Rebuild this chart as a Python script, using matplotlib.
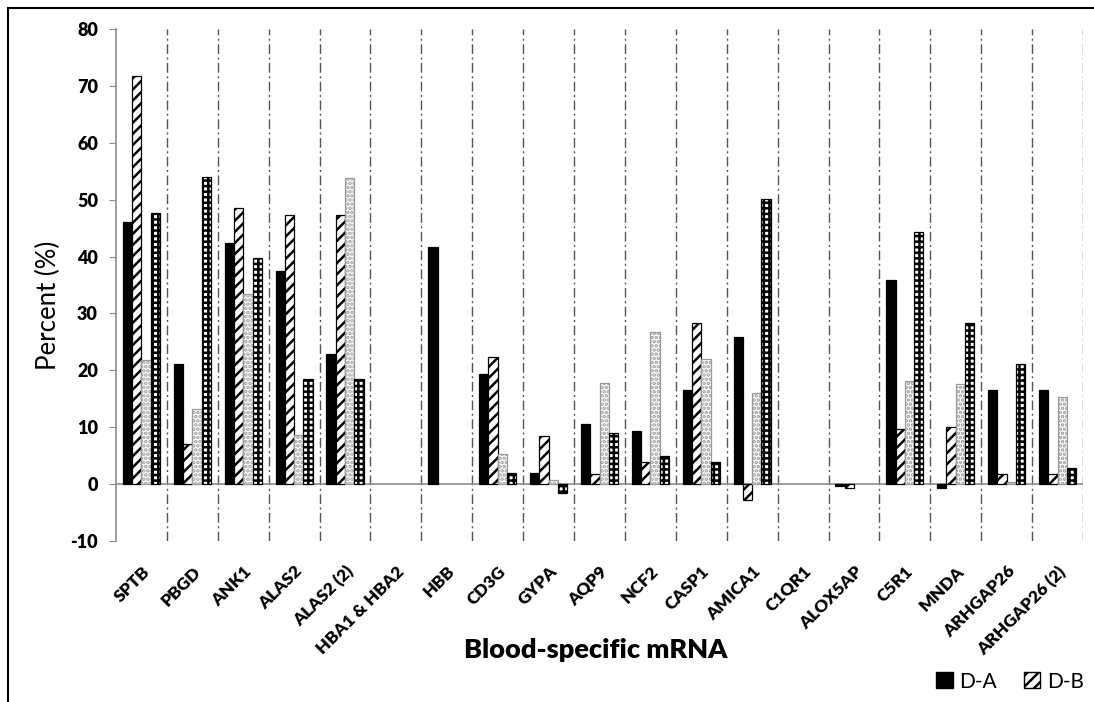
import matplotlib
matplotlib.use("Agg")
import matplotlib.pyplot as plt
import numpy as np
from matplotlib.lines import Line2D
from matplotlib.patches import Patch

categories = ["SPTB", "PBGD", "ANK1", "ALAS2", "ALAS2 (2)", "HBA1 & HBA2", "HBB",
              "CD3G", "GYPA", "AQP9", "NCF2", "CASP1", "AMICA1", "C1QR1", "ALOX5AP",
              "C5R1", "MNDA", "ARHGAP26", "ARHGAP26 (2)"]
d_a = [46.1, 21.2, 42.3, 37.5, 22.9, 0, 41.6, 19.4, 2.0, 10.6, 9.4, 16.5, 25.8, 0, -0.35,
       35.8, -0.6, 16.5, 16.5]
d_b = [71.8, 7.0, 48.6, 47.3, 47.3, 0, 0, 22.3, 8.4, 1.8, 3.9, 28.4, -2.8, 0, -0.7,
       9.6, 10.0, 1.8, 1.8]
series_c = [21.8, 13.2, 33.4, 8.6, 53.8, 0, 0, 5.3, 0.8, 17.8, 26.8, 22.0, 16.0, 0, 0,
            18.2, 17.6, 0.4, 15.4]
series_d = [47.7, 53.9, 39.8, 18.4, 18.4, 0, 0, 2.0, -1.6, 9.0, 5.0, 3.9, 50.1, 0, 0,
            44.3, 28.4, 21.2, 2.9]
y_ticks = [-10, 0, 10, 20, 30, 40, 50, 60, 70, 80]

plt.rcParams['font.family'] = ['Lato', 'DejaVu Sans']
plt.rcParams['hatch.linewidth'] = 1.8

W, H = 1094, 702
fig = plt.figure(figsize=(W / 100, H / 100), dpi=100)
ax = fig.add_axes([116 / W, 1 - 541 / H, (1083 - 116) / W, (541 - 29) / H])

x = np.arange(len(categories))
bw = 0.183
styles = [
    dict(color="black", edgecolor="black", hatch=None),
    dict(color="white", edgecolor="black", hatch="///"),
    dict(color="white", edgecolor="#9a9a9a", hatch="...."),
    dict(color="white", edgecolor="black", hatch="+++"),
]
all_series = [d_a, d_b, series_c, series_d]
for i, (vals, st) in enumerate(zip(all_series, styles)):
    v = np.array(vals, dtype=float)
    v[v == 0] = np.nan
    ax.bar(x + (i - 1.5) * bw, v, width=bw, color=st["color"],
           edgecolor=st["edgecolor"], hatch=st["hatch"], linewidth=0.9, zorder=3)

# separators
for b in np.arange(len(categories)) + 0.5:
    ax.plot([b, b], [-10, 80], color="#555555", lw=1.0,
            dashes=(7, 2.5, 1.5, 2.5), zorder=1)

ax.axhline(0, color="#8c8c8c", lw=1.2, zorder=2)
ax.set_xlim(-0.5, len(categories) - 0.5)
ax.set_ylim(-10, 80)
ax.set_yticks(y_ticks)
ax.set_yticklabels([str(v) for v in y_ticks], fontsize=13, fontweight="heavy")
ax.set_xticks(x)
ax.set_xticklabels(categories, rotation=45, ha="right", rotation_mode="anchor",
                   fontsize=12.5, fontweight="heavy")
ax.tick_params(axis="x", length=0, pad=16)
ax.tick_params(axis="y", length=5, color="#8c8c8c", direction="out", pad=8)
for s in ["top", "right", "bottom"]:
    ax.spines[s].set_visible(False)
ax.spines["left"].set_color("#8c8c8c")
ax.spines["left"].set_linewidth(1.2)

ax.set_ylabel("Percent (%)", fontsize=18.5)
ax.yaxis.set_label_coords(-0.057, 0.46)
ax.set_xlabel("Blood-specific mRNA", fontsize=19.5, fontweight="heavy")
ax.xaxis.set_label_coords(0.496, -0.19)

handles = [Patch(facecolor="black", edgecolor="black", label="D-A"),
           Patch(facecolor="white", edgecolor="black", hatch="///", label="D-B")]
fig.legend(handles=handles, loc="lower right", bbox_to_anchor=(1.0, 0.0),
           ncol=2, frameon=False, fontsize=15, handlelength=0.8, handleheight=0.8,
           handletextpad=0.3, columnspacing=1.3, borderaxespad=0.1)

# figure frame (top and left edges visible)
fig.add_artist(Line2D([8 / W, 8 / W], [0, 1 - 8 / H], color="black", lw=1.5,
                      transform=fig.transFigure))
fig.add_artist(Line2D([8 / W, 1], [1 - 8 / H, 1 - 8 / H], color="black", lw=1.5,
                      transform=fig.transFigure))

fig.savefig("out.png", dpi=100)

────

Job.
Exactly as written, please give again the lines from the beginning of the listing through the line containing "from matplotlib.patches import Patch", inclusive, without any pictures.

In response.
Rebuild this chart as a Python script, using matplotlib.
import matplotlib
matplotlib.use("Agg")
import matplotlib.pyplot as plt
import numpy as np
from matplotlib.lines import Line2D
from matplotlib.patches import Patch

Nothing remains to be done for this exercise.